__THE PROBLEM__: Your copy should be exact, beginning at the line containing "Generate a web" and ending at the line containing "var FS = 16;", with both lines kept and every picture dropped.

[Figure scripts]
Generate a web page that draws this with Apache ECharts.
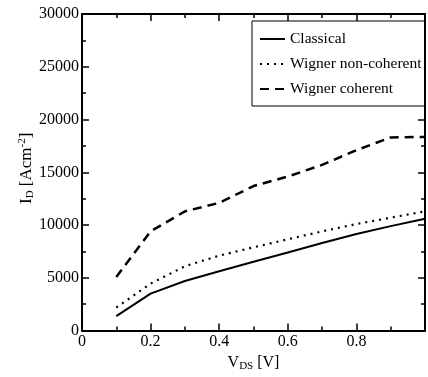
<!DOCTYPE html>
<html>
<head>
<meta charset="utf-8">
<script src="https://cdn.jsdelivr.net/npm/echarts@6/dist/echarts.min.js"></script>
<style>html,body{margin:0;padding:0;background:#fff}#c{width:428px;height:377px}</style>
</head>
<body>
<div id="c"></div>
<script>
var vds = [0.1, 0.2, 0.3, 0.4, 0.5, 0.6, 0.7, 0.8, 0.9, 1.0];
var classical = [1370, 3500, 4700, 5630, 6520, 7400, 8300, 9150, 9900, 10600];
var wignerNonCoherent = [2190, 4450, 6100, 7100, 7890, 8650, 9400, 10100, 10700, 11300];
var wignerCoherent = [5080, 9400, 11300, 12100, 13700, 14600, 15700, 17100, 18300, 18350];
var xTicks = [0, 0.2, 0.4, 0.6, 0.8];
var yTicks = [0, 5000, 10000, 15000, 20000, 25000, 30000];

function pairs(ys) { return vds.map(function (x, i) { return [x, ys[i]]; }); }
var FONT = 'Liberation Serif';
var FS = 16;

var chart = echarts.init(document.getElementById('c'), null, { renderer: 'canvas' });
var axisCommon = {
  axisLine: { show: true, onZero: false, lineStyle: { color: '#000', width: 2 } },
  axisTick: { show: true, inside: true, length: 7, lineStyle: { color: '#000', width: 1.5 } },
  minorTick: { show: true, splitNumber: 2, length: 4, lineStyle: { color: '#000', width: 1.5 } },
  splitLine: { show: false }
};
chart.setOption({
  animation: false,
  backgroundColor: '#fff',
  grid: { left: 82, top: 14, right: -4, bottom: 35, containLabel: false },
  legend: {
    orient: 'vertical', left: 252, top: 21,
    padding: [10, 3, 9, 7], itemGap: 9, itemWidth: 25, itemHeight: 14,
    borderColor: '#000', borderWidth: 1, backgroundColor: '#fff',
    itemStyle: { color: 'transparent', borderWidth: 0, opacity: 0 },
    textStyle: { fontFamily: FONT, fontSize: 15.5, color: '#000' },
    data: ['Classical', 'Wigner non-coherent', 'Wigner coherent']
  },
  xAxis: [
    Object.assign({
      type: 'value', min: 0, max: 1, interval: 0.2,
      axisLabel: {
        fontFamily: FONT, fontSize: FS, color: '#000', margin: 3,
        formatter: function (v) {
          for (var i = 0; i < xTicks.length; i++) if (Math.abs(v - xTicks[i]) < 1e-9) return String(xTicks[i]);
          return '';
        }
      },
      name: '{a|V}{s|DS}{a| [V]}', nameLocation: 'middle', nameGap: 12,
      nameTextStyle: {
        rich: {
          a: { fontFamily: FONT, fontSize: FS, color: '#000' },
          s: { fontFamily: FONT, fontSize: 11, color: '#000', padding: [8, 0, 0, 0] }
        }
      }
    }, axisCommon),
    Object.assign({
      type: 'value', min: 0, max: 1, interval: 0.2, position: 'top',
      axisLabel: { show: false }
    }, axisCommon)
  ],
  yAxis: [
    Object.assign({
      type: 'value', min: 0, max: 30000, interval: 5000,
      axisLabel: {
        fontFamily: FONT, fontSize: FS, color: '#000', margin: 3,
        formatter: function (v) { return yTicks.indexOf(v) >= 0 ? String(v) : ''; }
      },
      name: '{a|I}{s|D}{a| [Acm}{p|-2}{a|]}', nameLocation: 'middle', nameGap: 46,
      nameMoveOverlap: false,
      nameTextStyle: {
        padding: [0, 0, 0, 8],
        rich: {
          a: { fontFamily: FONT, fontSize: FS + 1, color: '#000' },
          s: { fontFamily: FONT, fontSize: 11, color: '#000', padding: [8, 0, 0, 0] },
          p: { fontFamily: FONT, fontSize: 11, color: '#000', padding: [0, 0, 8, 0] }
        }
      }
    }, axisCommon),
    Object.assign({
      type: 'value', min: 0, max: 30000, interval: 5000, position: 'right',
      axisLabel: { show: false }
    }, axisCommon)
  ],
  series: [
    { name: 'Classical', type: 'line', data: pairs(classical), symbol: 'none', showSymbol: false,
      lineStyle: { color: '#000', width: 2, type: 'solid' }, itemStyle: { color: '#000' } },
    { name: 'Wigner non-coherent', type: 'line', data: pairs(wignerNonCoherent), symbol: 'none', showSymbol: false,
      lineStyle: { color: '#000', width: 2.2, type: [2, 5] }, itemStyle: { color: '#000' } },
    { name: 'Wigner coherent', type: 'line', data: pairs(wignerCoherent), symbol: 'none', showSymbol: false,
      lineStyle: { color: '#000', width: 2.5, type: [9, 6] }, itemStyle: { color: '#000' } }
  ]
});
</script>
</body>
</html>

* * *

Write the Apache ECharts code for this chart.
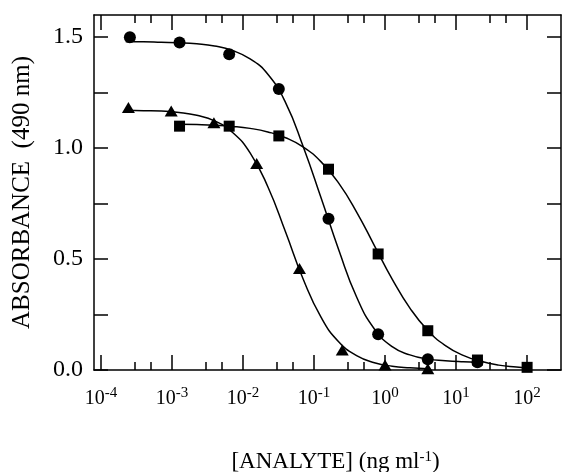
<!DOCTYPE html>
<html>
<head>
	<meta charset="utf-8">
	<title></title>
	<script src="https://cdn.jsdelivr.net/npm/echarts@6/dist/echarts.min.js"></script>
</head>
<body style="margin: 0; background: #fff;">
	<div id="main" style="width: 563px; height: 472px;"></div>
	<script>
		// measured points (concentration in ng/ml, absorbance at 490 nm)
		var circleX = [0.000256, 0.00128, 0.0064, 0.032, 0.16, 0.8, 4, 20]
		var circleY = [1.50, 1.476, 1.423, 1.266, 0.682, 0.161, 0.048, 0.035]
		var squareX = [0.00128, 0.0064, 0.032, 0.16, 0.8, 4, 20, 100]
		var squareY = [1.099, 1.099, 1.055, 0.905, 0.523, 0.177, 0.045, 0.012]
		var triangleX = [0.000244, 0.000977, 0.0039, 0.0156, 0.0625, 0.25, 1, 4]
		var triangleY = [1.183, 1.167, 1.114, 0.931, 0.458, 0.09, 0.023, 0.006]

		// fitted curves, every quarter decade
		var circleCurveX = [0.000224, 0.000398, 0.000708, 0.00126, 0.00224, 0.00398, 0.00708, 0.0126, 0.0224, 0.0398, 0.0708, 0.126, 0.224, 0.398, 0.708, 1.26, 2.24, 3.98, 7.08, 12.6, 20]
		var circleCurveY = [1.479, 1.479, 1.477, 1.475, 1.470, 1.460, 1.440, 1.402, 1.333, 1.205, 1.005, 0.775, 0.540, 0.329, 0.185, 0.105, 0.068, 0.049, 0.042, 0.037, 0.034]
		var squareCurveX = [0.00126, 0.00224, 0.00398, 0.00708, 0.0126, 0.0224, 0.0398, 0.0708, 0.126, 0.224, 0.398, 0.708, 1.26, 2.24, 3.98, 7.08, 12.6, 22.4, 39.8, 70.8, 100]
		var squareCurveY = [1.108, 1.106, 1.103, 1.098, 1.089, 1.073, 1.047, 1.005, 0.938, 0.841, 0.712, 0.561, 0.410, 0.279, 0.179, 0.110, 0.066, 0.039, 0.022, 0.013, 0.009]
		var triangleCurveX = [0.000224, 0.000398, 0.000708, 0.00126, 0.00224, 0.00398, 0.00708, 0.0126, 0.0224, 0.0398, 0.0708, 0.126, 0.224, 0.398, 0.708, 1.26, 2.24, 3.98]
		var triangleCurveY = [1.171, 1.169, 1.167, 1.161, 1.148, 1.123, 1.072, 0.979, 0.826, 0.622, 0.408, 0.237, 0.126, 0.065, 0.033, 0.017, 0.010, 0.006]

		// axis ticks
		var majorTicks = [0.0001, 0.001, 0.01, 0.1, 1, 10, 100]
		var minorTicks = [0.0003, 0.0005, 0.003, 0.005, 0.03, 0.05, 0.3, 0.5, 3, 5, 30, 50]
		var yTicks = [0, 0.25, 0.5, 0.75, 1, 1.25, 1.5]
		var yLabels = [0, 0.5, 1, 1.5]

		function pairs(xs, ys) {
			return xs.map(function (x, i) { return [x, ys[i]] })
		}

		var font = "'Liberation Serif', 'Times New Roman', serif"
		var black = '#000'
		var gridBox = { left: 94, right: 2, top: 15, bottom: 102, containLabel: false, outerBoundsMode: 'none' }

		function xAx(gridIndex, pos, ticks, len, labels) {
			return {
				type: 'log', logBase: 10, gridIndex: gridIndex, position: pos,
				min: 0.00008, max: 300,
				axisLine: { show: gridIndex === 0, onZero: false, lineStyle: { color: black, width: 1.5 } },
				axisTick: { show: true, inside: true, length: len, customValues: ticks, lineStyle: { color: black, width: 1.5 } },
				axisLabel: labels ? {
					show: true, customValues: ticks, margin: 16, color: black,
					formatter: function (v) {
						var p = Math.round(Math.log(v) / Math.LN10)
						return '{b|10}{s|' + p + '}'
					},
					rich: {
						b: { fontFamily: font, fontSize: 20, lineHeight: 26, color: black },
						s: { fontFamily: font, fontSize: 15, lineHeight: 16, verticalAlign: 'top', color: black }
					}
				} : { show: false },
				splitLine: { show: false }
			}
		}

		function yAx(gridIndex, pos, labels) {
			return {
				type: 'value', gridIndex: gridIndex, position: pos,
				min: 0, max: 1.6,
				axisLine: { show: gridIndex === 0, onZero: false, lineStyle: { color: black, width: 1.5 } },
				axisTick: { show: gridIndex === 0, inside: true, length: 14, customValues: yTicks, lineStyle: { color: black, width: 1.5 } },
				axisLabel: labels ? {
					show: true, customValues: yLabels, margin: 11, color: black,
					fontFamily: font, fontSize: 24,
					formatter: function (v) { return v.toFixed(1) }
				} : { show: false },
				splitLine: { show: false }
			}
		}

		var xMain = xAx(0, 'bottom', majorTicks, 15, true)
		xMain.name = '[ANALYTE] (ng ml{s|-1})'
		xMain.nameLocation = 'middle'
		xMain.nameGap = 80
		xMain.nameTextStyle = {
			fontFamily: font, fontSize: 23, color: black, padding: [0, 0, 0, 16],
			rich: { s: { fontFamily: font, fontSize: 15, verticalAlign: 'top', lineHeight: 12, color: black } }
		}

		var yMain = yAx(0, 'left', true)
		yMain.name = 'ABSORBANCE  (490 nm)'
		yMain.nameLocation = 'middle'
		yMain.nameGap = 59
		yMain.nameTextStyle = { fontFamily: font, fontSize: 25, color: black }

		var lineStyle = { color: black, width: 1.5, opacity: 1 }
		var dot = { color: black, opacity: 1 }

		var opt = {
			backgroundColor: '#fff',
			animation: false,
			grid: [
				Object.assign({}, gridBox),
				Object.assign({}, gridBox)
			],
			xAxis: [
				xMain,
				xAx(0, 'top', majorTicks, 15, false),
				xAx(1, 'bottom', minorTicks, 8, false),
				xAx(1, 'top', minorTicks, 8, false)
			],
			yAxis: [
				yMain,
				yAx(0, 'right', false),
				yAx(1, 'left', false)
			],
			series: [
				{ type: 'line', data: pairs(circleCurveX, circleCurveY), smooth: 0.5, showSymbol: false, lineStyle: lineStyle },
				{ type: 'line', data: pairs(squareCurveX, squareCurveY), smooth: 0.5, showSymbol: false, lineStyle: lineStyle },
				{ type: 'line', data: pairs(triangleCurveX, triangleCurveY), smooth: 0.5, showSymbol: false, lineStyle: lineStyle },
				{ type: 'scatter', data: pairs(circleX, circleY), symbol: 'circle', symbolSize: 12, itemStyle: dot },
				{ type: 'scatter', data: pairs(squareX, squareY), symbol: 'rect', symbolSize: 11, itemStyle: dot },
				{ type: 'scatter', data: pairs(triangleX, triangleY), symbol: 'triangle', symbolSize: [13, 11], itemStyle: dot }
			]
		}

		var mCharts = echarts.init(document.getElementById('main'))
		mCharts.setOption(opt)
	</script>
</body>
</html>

__OUTPUT BELOW__:
Generate a web page that draws this with Apache ECharts.
<!DOCTYPE html>
<html>
<head>
<meta charset="utf-8">
<script src="https://cdn.jsdelivr.net/npm/echarts@6/dist/echarts.min.js"></script>
<style>html,body{margin:0;padding:0;background:#fff}#c{width:428px;height:377px}</style>
</head>
<body>
<div id="c"></div>
<script>
var vds = [0.1, 0.2, 0.3, 0.4, 0.5, 0.6, 0.7, 0.8, 0.9, 1.0];
var classical = [1370, 3500, 4700, 5630, 6520, 7400, 8300, 9150, 9900, 10600];
var wignerNonCoherent = [2190, 4450, 6100, 7100, 7890, 8650, 9400, 10100, 10700, 11300];
var wignerCoherent = [5080, 9400, 11300, 12100, 13700, 14600, 15700, 17100, 18300, 18350];
var xTicks = [0, 0.2, 0.4, 0.6, 0.8];
var yTicks = [0, 5000, 10000, 15000, 20000, 25000, 30000];

function pairs(ys) { return vds.map(function (x, i) { return [x, ys[i]]; }); }
var FONT = 'Liberation Serif';
var FS = 16;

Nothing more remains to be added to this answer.